Several years ago I set down a path to move my personal infrastructure into juju control. Along the way I’ve written several charms and blog posts about the things I’ve learned and developed. Today I’m happy to announce I’m ending my solo effort because I am being joined by James aka ec0.
Pirate-Charmers
To transition from a single owner to a group, my current charms will be moving to the namespace pirate-charmers both on github as well as on the charm store. New charms will be started directly in this name space.
Github has a very nice redirect system, so that change will be transparent to most readers. The charmstore however, to my knowledge, has no way of addressing such a move. If you currently use any of the charms I maintain today, I recommend moving to the same charm maintained by pirate-charmers when it becomes available. Switching your deployed charms source location can be done with the switch flag as documented on jujucharms.com.
The goal remains the same, James and I both find charms to be a great method for deploying and operating software. We’re still focused on a smaller home lab type environment. While charms for big data and data center scale tooling are becoming more common we’re looking to address the smaller projects that we use ourselves. We’ll certainly leverage components that are already written, but when necessary will write our own charms when the functionally we need is not well addressed by current offerings.
On the horizon
Charms
The HAProxy charm will be seeing a new release on pirate-charmers to make it better support other types of other workloads. The current version has already been migrated to pirate-charmers and the new version will be updated when the new functionally is merged into the master branch.
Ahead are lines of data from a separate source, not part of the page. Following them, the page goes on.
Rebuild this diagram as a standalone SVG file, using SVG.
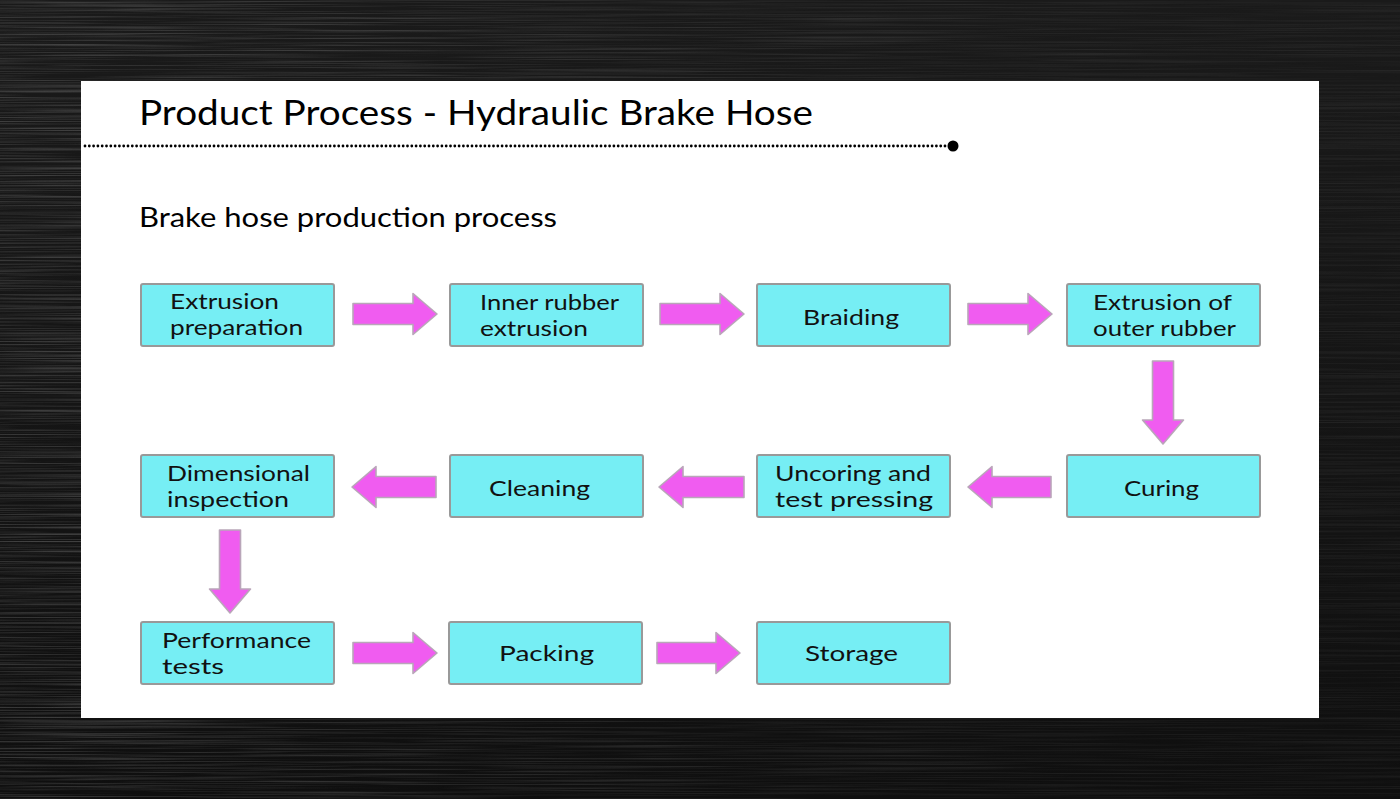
<svg xmlns="http://www.w3.org/2000/svg" width="1400" height="799" viewBox="0 0 1400 799">
<style>
.box{fill:#76EEF4;stroke:#999;stroke-width:2}
.t{font-family:Lato,"Noto Sans",sans-serif;font-size:21.5px;fill:#111}
.arr{fill:#F05CF0;stroke:#B9A6B9;stroke-width:1.6;stroke-linejoin:round}
.h{font-family:Lato,"Noto Sans",sans-serif;fill:#000}
</style>
<defs>
<filter id="brush" x="0" y="0" width="100%" height="100%">
<feTurbulence type="fractalNoise" baseFrequency="0.004 0.7" numOctaves="3" seed="7"/>
<feColorMatrix type="matrix" values="0 0 0 0 0.42  0 0 0 0 0.42  0 0 0 0 0.42  1 0 0 0 -0.42"/>
</filter>
<linearGradient id="fadeH" x1="0" y1="0" x2="1" y2="0">
<stop offset="0" stop-color="#fff" stop-opacity="0.75"/>
<stop offset="0.5" stop-color="#fff" stop-opacity="0.35"/>
<stop offset="1" stop-color="#fff" stop-opacity="0.2"/>
</linearGradient>
<mask id="m"><rect width="1400" height="799" fill="url(#fadeH)"/></mask>
<linearGradient id="bgfade" x1="0" y1="0" x2="0" y2="1">
<stop offset="0" stop-color="#1a1a1a"/>
<stop offset="0.5" stop-color="#151515"/>
<stop offset="1" stop-color="#0f0f0f"/>
</linearGradient>
</defs>
<rect width="1400" height="799" fill="url(#bgfade)"/>
<g mask="url(#m)"><rect width="1400" height="799" filter="url(#brush)"/></g>
<rect x="81" y="81" width="1238" height="637" fill="#fff"/>
<text class="h" x="139" y="125" font-size="35" textLength="674" lengthAdjust="spacingAndGlyphs">Product Process - Hydraulic Brake Hose</text>
<line x1="85" y1="146" x2="948" y2="146" stroke="#000" stroke-width="2.8" stroke-linecap="round" stroke-dasharray="0 4.3"/>
<circle cx="953" cy="146" r="5.5" fill="#000"/>
<text class="h" x="139" y="227" font-size="27" textLength="418" lengthAdjust="spacingAndGlyphs">Brake hose production process</text>

<g id="connectors">
<path class="arr" d="M353,303.5 H413 V293.5 L437,314 L413,334.5 V324.5 H353 Z"/>
<path class="arr" d="M660,303.5 H720 V293.5 L744,314 L720,334.5 V324.5 H660 Z"/>
<path class="arr" d="M968,303.5 H1028 V293.5 L1052,314 L1028,334.5 V324.5 H968 Z"/>
<path class="arr" d="M1152.5,361 V420 H1142.5 L1163,444 L1183.5,420 H1173.5 V361 Z"/>
<path class="arr" d="M1051,476.5 H992 V466.5 L968,487 L992,507.5 V497.5 H1051 Z"/>
<path class="arr" d="M744,476.5 H683 V466.5 L659,487 L683,507.5 V497.5 H744 Z"/>
<path class="arr" d="M436,476.5 H376 V466.5 L352,487 L376,507.5 V497.5 H436 Z"/>
<path class="arr" d="M219.5,530 V589 H209.5 L230,613 L250.5,589 H240.5 V530 Z"/>
<path class="arr" d="M353,642.5 H413 V632.5 L437,653 L413,673.5 V663.5 H353 Z"/>
<path class="arr" d="M657,642.5 H716 V632.5 L740,653 L716,673.5 V663.5 H657 Z"/>
</g>

<g id="n1"><rect class="box" x="141" y="284" width="193" height="62" rx="2"/>
<text class="t" x="170" y="309" textLength="109" lengthAdjust="spacingAndGlyphs">Extrusion</text>
<text class="t" x="170" y="335" textLength="133" lengthAdjust="spacingAndGlyphs">preparation</text></g>
<g id="n2"><rect class="box" x="450" y="284" width="193" height="62" rx="2"/>
<text class="t" x="480" y="310" textLength="139" lengthAdjust="spacingAndGlyphs">Inner rubber</text>
<text class="t" x="480" y="336" textLength="108" lengthAdjust="spacingAndGlyphs">extrusion</text></g>
<g id="n3"><rect class="box" x="757" y="284" width="193" height="62" rx="2"/>
<text class="t" x="803" y="325" textLength="96" lengthAdjust="spacingAndGlyphs">Braiding</text></g>
<g id="n4"><rect class="box" x="1067" y="284" width="193" height="62" rx="2"/>
<text class="t" x="1093" y="310" textLength="139" lengthAdjust="spacingAndGlyphs">Extrusion of</text>
<text class="t" x="1093" y="336" textLength="143" lengthAdjust="spacingAndGlyphs">outer rubber</text></g>

<g id="n5"><rect class="box" x="1067" y="455" width="193" height="62" rx="2"/>
<text class="t" x="1124" y="496" textLength="75" lengthAdjust="spacingAndGlyphs">Curing</text></g>
<g id="n6"><rect class="box" x="757" y="455" width="193" height="62" rx="2"/>
<text class="t" x="775" y="481" textLength="156" lengthAdjust="spacingAndGlyphs">Uncoring and</text>
<text class="t" x="775" y="507" textLength="158" lengthAdjust="spacingAndGlyphs">test pressing</text></g>
<g id="n7"><rect class="box" x="450" y="455" width="193" height="62" rx="2"/>
<text class="t" x="489" y="496" textLength="101" lengthAdjust="spacingAndGlyphs">Cleaning</text></g>
<g id="n8"><rect class="box" x="141" y="455" width="193" height="62" rx="2"/>
<text class="t" x="167" y="481" textLength="143" lengthAdjust="spacingAndGlyphs">Dimensional</text>
<text class="t" x="167" y="507" textLength="122" lengthAdjust="spacingAndGlyphs">inspection</text></g>

<g id="n9"><rect class="box" x="141" y="622" width="193" height="62" rx="2"/>
<text class="t" x="162" y="648" textLength="149" lengthAdjust="spacingAndGlyphs">Performance</text>
<text class="t" x="162" y="674" textLength="62" lengthAdjust="spacingAndGlyphs">tests</text></g>
<g id="n10"><rect class="box" x="449" y="622" width="193" height="62" rx="2"/>
<text class="t" x="499" y="661" textLength="95" lengthAdjust="spacingAndGlyphs">Packing</text></g>
<g id="n11"><rect class="box" x="757" y="622" width="193" height="62" rx="2"/>
<text class="t" x="805" y="661" textLength="93" lengthAdjust="spacingAndGlyphs">Storage</text></g>
</svg>
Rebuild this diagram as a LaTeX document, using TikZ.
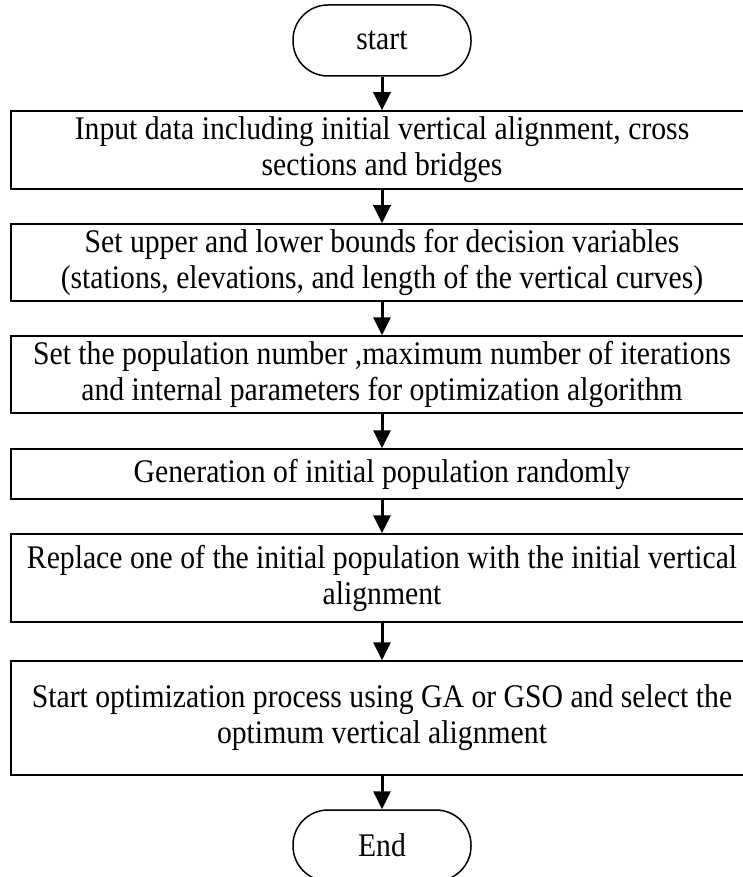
\documentclass[tikz,border=0pt]{standalone}
\usepackage{fontspec}
\setmainfont[FakeStretch=0.9]{Liberation Serif}
\usetikzlibrary{arrows.meta}
\begin{document}
\begin{tikzpicture}[x=1pt,y=1pt,
  box/.style={draw,line width=1.5pt,minimum width=742pt,align=center,inner sep=0pt,font=\fontsize{33}{36}\selectfont},
  term/.style={draw,line width=1.5pt,rounded corners=35pt,minimum width=178pt,minimum height=71pt,inner sep=0pt,font=\fontsize{33}{36}\selectfont},
  arr/.style={-{Triangle[width=17pt,length=18pt]},line width=3pt}]
\useasboundingbox (0,0) rectangle (743,-877);
\node[term] (A) at (382,-40.5) {start};
\node[box,minimum height=78pt] (B) at (382,-150) {Input data including initial vertical alignment, cross\\sections and bridges};
\node[box,minimum height=77pt] (C) at (382,-262.5) {Set upper and lower bounds for decision variables\\(stations, elevations, and length of the vertical curves)};
\node[box,minimum height=77pt] (D) at (382,-374.5) {Set the population number ,maximum number of iterations\\and internal parameters for optimization algorithm};
\node[box,minimum height=50pt] (E) at (382,-474) {Generation of initial population randomly};
\node[box,minimum height=88pt] (F) at (382,-578) {Replace one of the initial population with the initial vertical\\alignment};
\node[box,minimum height=114pt] (G) at (382,-718) {Start optimization process using GA or GSO and select the\\optimum vertical alignment};
\node[term] (H) at (382,-845.5) {End};
\draw[arr] (A) -- (B);
\draw[arr] (B) -- (C);
\draw[arr] (C) -- (D);
\draw[arr] (D) -- (E);
\draw[arr] (E) -- (F);
\draw[arr] (F) -- (G);
\draw[arr] (G) -- (H);
\end{tikzpicture}
\end{document}
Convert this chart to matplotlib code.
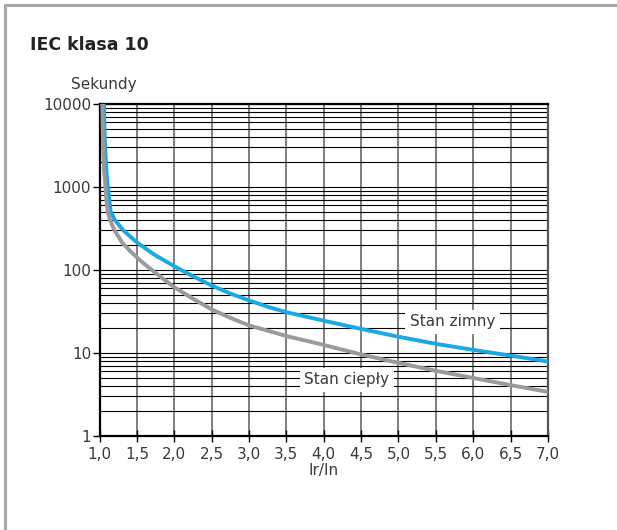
import matplotlib
matplotlib.use('Agg')
import matplotlib.pyplot as plt
from matplotlib.lines import Line2D
from matplotlib.ticker import FixedLocator, FuncFormatter, LogLocator, NullFormatter

## Dane ##
zimny_x = [1.059, 1.065, 1.078, 1.095, 1.11, 1.128, 1.148, 1.206, 1.317, 1.5, 1.737,
           2.0, 2.25, 2.5, 2.75, 3.0, 3.25, 3.5, 4.0, 4.5, 5.0, 5.5, 6.0, 6.5, 7.0]
zimny_y = [10000, 5000, 2500, 1400, 1000, 720, 500, 400, 300, 215, 152,
           111, 84, 65, 52, 43, 36, 31, 24.5, 19.5, 15.7, 12.9, 10.9, 9.3, 7.9]

cieply_x = [1.036, 1.042, 1.05, 1.062, 1.08, 1.09, 1.11, 1.14, 1.2, 1.3, 1.42, 1.5, 1.6,
            1.75, 2.0, 2.25, 2.5, 2.75, 3.0, 3.5, 4.0, 4.5, 5.0, 5.5, 6.0, 6.5, 7.0]
cieply_y = [10000, 5000, 2500, 1500, 1000, 700, 500, 400, 300, 215, 165, 142, 118,
            92, 62, 45, 33.5, 26.5, 21.5, 16, 12.5, 9.6, 7.6, 6.1, 5.0, 4.1, 3.4]

x_ticks = [1.0, 1.5, 2.0, 2.5, 3.0, 3.5, 4.0, 4.5, 5.0, 5.5, 6.0, 6.5, 7.0]
y_ticks = [1, 10, 100, 1000, 10000]

niebieski = '#19a9e4'
szary = '#9a9a9c'
tekst = '#3a3a3a'

plt.rcParams['font.family'] = ['DejaVu Sans']

fig = plt.figure(figsize=(6.17, 5.30), dpi=100)
ax = fig.add_axes([0.1614, 0.1774, 0.7266, 0.6264])

## Siatka ##
ax.set_yscale('log')
ax.set_xlim(1.0, 7.0)
ax.set_ylim(1, 10000)
ax.xaxis.set_major_locator(FixedLocator(x_ticks))
ax.yaxis.set_major_locator(FixedLocator(y_ticks))
ax.yaxis.set_minor_locator(LogLocator(base=10, subs=range(2, 10)))
ax.yaxis.set_minor_formatter(NullFormatter())
ax.xaxis.set_major_formatter(FuncFormatter(lambda v, p: f'{v:.1f}'.replace('.', ',')))
ax.yaxis.set_major_formatter(FuncFormatter(lambda v, p: f'{int(v)}'))

ax.grid(True, axis='y', which='both', color='black', lw=0.8, zorder=1)
ax.grid(True, axis='x', which='major', color='#6a6a6a', lw=1.2, zorder=1)
ax.set_axisbelow(True)

ax.tick_params(axis='x', which='major', direction='inout', length=8, width=1,
               colors='black', labelcolor=tekst, labelsize=11, pad=4)
ax.tick_params(axis='y', which='major', direction='out', length=5, width=1,
               colors='black', labelcolor=tekst, labelsize=11, pad=1)
ax.tick_params(axis='y', which='minor', length=0)

for s in ['left', 'bottom', 'top']:
    ax.spines[s].set_linewidth(1.6)
    ax.spines[s].set_color('black')
ax.spines['right'].set_linewidth(1.6)
ax.spines['right'].set_color('#555555')

## Krzywe ##
ax.plot(zimny_x, zimny_y, color=niebieski, lw=2.8, solid_capstyle='butt',
        solid_joinstyle='round', zorder=3)
ax.plot(cieply_x, cieply_y, color=szary, lw=2.8, solid_capstyle='butt',
        solid_joinstyle='round', zorder=3)

ax.text(5.72, 23.8, 'Stan zimny', fontsize=11, color=tekst, ha='center', va='center',
        bbox=dict(boxstyle='square,pad=0.3', fc='white', ec='none'), zorder=4)
ax.text(4.31, 4.73, 'Stan ciepły', fontsize=11, color=tekst, ha='center', va='center',
        bbox=dict(boxstyle='square,pad=0.3', fc='white', ec='none'), zorder=4)

ax.set_xlabel('Ir/In', fontsize=11, color=tekst, labelpad=1)

## Tytuł i opisy ##
fig.text(30 / 617, 1 - 50 / 530, 'IEC klasa 10', fontsize=12.5, fontweight='bold',
         color='#222222', ha='left', va='baseline')
fig.text(104 / 617, 1 - 89 / 530, 'Sekundy', fontsize=11, color=tekst,
         ha='center', va='baseline')

## Ramka ##
fig.add_artist(Line2D([5 / 617, 1], [1 - 5 / 530, 1 - 5 / 530], color='#a9a9ab', lw=2.2))
fig.add_artist(Line2D([5 / 617, 5 / 617], [0, 1 - 5 / 530], color='#a9a9ab', lw=2.2))

fig.savefig('out.png', dpi=100)
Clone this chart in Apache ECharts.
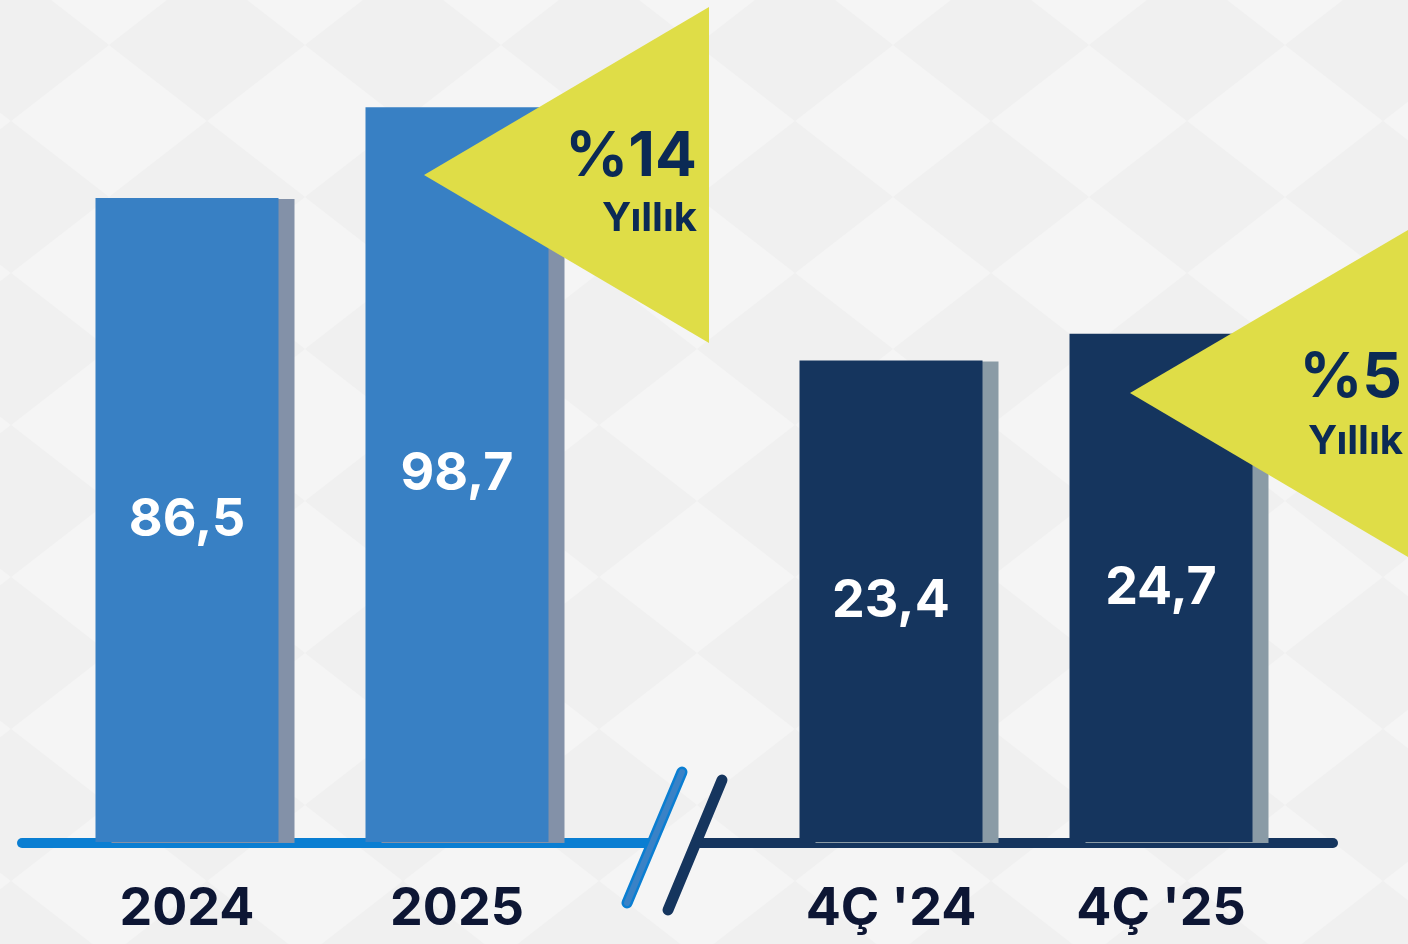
<!DOCTYPE html>
<html>
<head>
<meta charset="utf-8">
<script src="https://cdn.jsdelivr.net/npm/echarts@6/dist/echarts.min.js"></script>
<style>
html,body{margin:0;padding:0;width:1408px;height:944px;overflow:hidden;}
body{
  background-color:#f0f0f0;
  background-image:url("data:image/svg+xml;utf8,<svg xmlns='http://www.w3.org/2000/svg' width='196' height='152'><rect width='196' height='152' fill='%23f0f0f0'/><polygon points='0,0 98,76 0,152' fill='%23f5f5f5'/><polygon points='196,0 98,76 196,152' fill='%23f5f5f5'/></svg>");
  background-position:109px 45px;
}
#chart{width:1408px;height:944px;}
</style>
</head>
<body>
<div id="chart"></div>
<script>
// ---- data ----
const annualCategories = ['2024', '2025'];
const annualValues = [86.5, 98.7];
const quarterCategories = ["4Ç '24", "4Ç '25"];
const quarterValues = [23.4, 24.7];
const growthLabels = ['%14', '%5'];
const growthSubLabel = 'Yıllık';

const FONT = 'Inter, "Noto Sans", sans-serif';
const fmt = p => String(p.value).replace('.', ',');

const chart = echarts.init(document.getElementById('chart'), null, {renderer: 'canvas'});

const catAxis = (gridIndex, data) => ({
  type: 'category', gridIndex, data,
  axisLine: {show: false}, axisTick: {show: false},
  axisLabel: {fontFamily: FONT, fontSize: 52, fontWeight: 700, color: '#0D1634', margin: 41, lineHeight: 52}
});
const valAxis = (gridIndex, max) => ({
  type: 'value', gridIndex, min: 0, max, show: false,
  splitLine: {show: false}
});
const barSeries = (idx, data, color, shadow) => ({
  type: 'bar', xAxisIndex: idx, yAxisIndex: idx, data,
  barWidth: 183, z: 2,
  itemStyle: {color, shadowColor: shadow, shadowOffsetX: 16, shadowOffsetY: 1, shadowBlur: 0},
  label: {show: true, position: 'inside', formatter: fmt, fontFamily: FONT, fontSize: 52, fontWeight: 700, color: '#ffffff', textBorderWidth: 0},
  emphasis: {disabled: true}
});

const triColor = '#DFDD47';
const txtColor = '#0B2A55';

chart.setOption({
  animation: false,
  backgroundColor: 'transparent',
  grid: [
    {left: 52, width: 540, top: 23, bottom: 102},
    {left: 756, width: 540, top: 23, bottom: 102}
  ],
  xAxis: [catAxis(0, annualCategories), catAxis(1, quarterCategories)],
  yAxis: [valAxis(0, 110), valAxis(1, 39.8)],
  series: [
    barSeries(0, annualValues, '#3880C4', '#8391A8'),
    barSeries(1, quarterValues, '#15355E', '#8A9BA6')
  ],
  graphic: [
    // baselines
    {type: 'line', z: 1, shape: {x1: 22, y1: 843, x2: 652, y2: 843}, style: {stroke: '#0A7ED2', lineWidth: 10, lineCap: 'round'}},
    {type: 'line', z: 1, shape: {x1: 700, y1: 843, x2: 1333, y2: 843}, style: {stroke: '#15355E', lineWidth: 10, lineCap: 'round'}},
    // axis break marks
    {type: 'line', z: 5, shape: {x1: 627, y1: 903, x2: 682, y2: 772}, style: {stroke: '#0A7ED2', lineWidth: 11, lineCap: 'round'}},
    {type: 'line', z: 6, shape: {x1: 627, y1: 903, x2: 682, y2: 772}, style: {stroke: '#3A82C6', lineWidth: 6, lineCap: 'round'}},
    {type: 'line', z: 5, shape: {x1: 668, y1: 910, x2: 722, y2: 780}, style: {stroke: '#15355E', lineWidth: 11, lineCap: 'round'}},
    // growth callouts
    {type: 'polygon', z: 10, shape: {points: [[424, 175], [709, 7], [709, 343]]}, style: {fill: triColor}},
    {type: 'text', z: 11, style: {x: 697, y: 157, text: growthLabels[0], fill: txtColor, font: '700 62px ' + FONT, textAlign: 'right', textVerticalAlign: 'middle'}},
    {type: 'text', z: 11, style: {x: 697, y: 219, text: growthSubLabel, fill: txtColor, font: '700 40px ' + FONT, textAlign: 'right', textVerticalAlign: 'middle'}},
    {type: 'polygon', z: 10, shape: {points: [[1130, 393], [1420, 223], [1420, 564]]}, style: {fill: triColor}},
    {type: 'text', z: 11, style: {x: 1402, y: 378, text: growthLabels[1], fill: txtColor, font: '700 62px ' + FONT, textAlign: 'right', textVerticalAlign: 'middle'}},
    {type: 'text', z: 11, style: {x: 1403, y: 442, text: growthSubLabel, fill: txtColor, font: '700 40px ' + FONT, textAlign: 'right', textVerticalAlign: 'middle'}}
  ]
});
</script>
</body>
</html>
In addition to HAProxy, charms for ddclient and Weechat have also been pushed to the charm store. With these three charms today, you can stand up Weechat on your own domain name, register TLS certificates, and use an encrypted relay for web/mobile clients. This has been in development for a few weeks, and while I am not yet running it full time I have used it as a backup install and expect to move to it full time soon.
Finally, James has taken on a massive first effort to join in the fun by charming Gitlab. Gitlab will also be deployable behind HAProxy, including forwarding ssh ports.
We don’t currently have, and likely won’t try to maintain a specific roadmap. Generally speaking, we’re going to implement the things we want to run. There might be a reasonable way for us to map out a rough idea and make that known but it’s not a high priority right now.
Bundles
As the number of charmed services increase we would like to provide an easy way to kick-the-tires and demonstrate the charms. That will likely come in the form of pre-defined bundles that allow you to quickly stand up related services. The above mentioned Weechat setup is an example, and Gitlab itself requires several components to get running. By providing a bundle we can easily show how it works and you can integrate that into your environment.
Bundles are also a good way to demonstrate how some of the charms that are out there today can be leveraged with the charms we are writing. Specifically logging, monitoring, and alerting have come to mind as things we will be supporting in our charms.
Blogs
I’ve just about finished the above mentioned Weechat bundle and will plan to post a blog to show how you can quickly deploy a secure persistent Weechat client of your own.